| name | auto-research-blueprint-execute-swarm |
| description | Execute AgentJet reinforcement learning experiments using experiment blueprints in swarm mode. Handles full lifecycle: generate blueprint if needed, launch experiment in tmux, monitor progress, analyze errors, collect results, and write finish flag. Use when the user wants to run or debug AgentJet training experiments. |
你的任务
- 如果用户没有提供实验蓝图,则生成一个实验蓝图
- 根据实验蓝图,运行实验
- 等待实验结束或者超时
- 如果实验失败,尝试进行修正,把试错过程放置到指定位置(exp_result_dir中创建一个文档),如果无法修复,则跳到第 5 步
- 将尽可能全面的实验结果放置到指定位置(exp_result_dir中创建一个文档)
- 在 exp_result_dir 中创建一个
finish.flag 文件,标志任务结束
- 结束
实验蓝图:
Experiment blueprints are designed to execute experiments that validate hypotheses or gather necessary data.
An experiment blueprint is a markdown file (blueprint.md). It must contain 7 sections (write clearly; no strict format required, but each section must have textual explanation):
-
[exp_purpose] Experiment purpose (text):
Briefly describe the main purpose of this experiment and the key differences from other blueprints (e.g., which hyperparameter or environment variable differs).
-
[exp_codebase_dir] Main experiment code path (absolute path):
The absolute path containing all code needed to run the experiment. Relatively small in size. Does not include the Python virtual environment.
Default: ./
-
[exp_venv_exe] Python virtual environment path (absolute path to python executable):
Path to the Python executable.
Default: ./venv/bin/python
-
[exp_yaml_path] Experiment config file path (absolute path):
Path to the experiment configuration YAML file. Should be placed alongside the blueprint file.

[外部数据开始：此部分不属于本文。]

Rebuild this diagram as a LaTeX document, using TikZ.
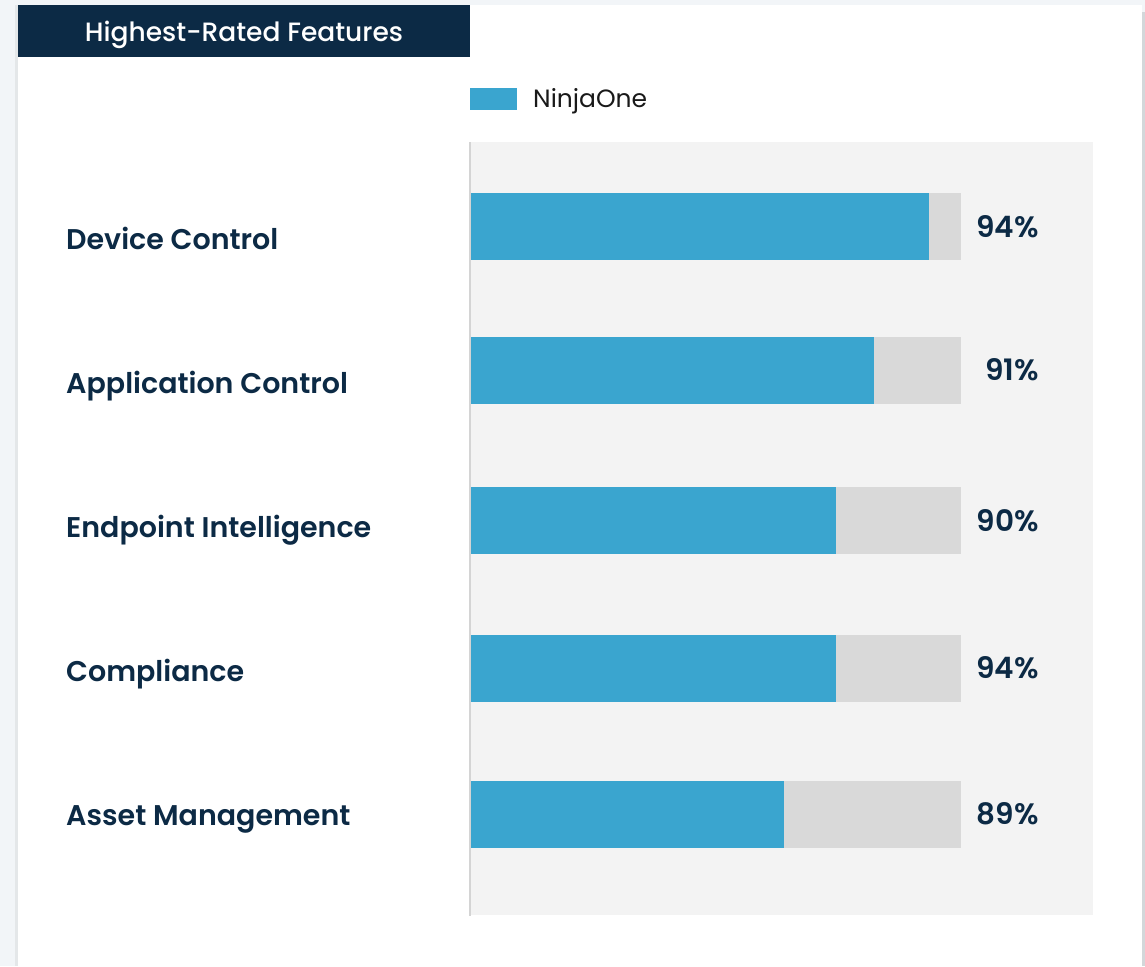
\documentclass[tikz,border=0pt]{standalone}
\usepackage{fontspec}
\setmainfont{Poppins}[BoldFont={Poppins SemiBold}]
\newfontfamily\titlefont{Poppins Medium}
\usepackage{tikz}
\usetikzlibrary{positioning}
\definecolor{pageBack}{HTML}{F2F5F8}
\definecolor{cardEdge}{HTML}{D3D7DA}
\definecolor{ninjaNavy}{HTML}{0C2A45}
\definecolor{ninjaBlue}{HTML}{3AA5CF}
\definecolor{plotBack}{HTML}{F3F3F3}
\definecolor{trackGray}{HTML}{D9D9D9}
\definecolor{axisGray}{HTML}{D4D4D4}
\newcommand{\featfont}{\fontsize{28.5}{34}\selectfont\bfseries}
\tikzset{
  feature/.style = {anchor = base west, inner sep = 0pt, text = ninjaNavy, font = \featfont},
  score/.style = {anchor = base east, inner sep = 0pt, text = ninjaNavy, font = \fontsize{29.5}{34}\selectfont\bfseries},
  track/.style = {fill = trackGray},
  ninjabar/.style = {fill = ninjaBlue}
}

\begin{document}
\begin{tikzpicture}[x = 1pt, y = -1pt]
  \useasboundingbox (0, 0) rectangle (1145, 966);
  % page and card
  \fill [pageBack] (0, 0) rectangle (1145, 966);
  \fill [white] (18, 5) rectangle (1142, 966);
  \fill [cardEdge] (1142, 12) rectangle (1145, 966);
  \fill [cardEdge!60] (15, 5) rectangle (18, 966);
  % title tab
  \fill [ninjaNavy] (18, 5) rectangle (470, 57);
  \node (title) at (244, 42) [anchor = base, inner sep = 0pt, text = white,
    font = \fontsize{26.5}{31}\titlefont] {Highest-Rated Features};
  % legend
  \fill [ninjabar] (470, 88) rectangle (517, 110);
  \node (legend) at (533, 107) [anchor = base west, inner sep = 0pt, text = black!90,
    font = \fontsize{25}{30}\selectfont] {NinjaOne};
  % plot area
  \fill [plotBack] (470, 142) rectangle (1093, 915);
  \fill [track] (470, 193) rectangle (961, 260);
  \fill [track] (470, 337) rectangle (961, 404);
  \fill [track] (470, 487) rectangle (961, 554);
  \fill [track] (470, 635) rectangle (961, 702);
  \fill [track] (470, 781) rectangle (961, 848);
  \fill [ninjabar] (470, 193) rectangle (929, 260);
  \fill [ninjabar] (470, 337) rectangle (874, 404);
  \fill [ninjabar] (470, 487) rectangle (836, 554);
  \fill [ninjabar] (470, 635) rectangle (836, 702);
  \fill [ninjabar] (470, 781) rectangle (784, 848);
  \coordinate (AT) at (470, 142);
  \coordinate (AB) at (470, 916);
  \draw [axisGray, line width = 2pt] (AT) -- (AB);
  % feature names
  \node (DC) at (66, 249) [feature] {Device Control};
  \node (AC) at (66, 393) [feature] {Application Control};
  \node (EI) at (66, 537) [feature] {Endpoint Intelligence};
  \node (CO) at (66, 681) [feature] {Compliance};
  \node (AM) at (66, 825) [feature] {Asset Management};
  % scores
  \node (DCs) at (1039, 237) [score] {94\%};
  \node (ACs) at (1039, 380) [score] {91\%};
  \node (EIs) at (1039, 531) [score] {90\%};
  \node (COs) at (1039, 678) [score] {94\%};
  \node (AMs) at (1039, 824) [score] {89\%};
\end{tikzpicture}
\end{document}
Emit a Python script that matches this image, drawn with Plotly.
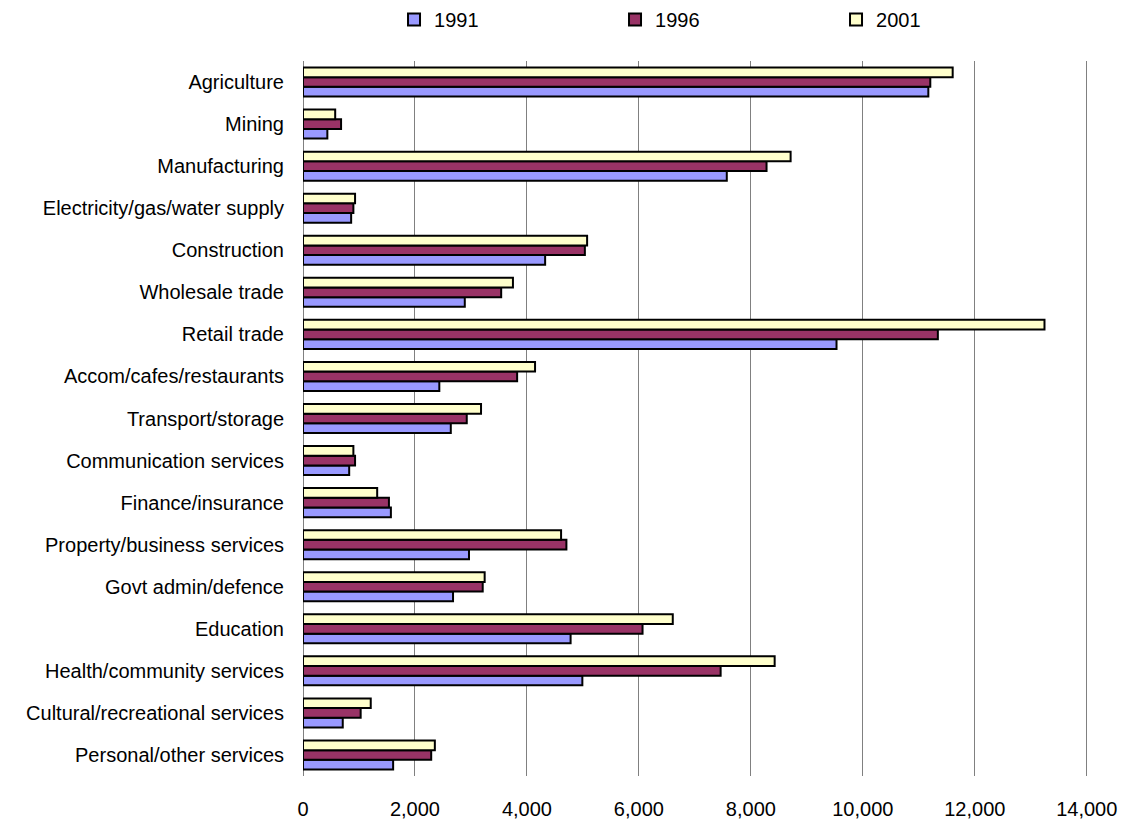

Default: NA, the agent must write its own yaml file for the experiment.
-
[exp_launch_command] Training execution command (string):
Default: the agent must write its own command
-
[exp_result_dir] Result data storage path (absolute path):
Path for output data storage.
Default: ./auto_agent/exp_results/
-
[exp_max_time] Maximum runtime is ${MaxTime}; each experiment is forcefully terminated after ${MaxTime}
Default:
- MaxTime per run:
24 hours
- First step success timeout:
20 minutes (when you see the first kl loss value printed in tmux window, that means the first step is successful, if you did not see any kl loss value printed in tmux window after 20 minutes, that means the first step is failed, you can check the log file for details)
-
Additional notes: e.g., what preparation is needed before running, how to configure necessary dependencies; what cleanup is needed after running. Also, if the user's "main task description" contains critical information, attach it here. A todo list is recommended here.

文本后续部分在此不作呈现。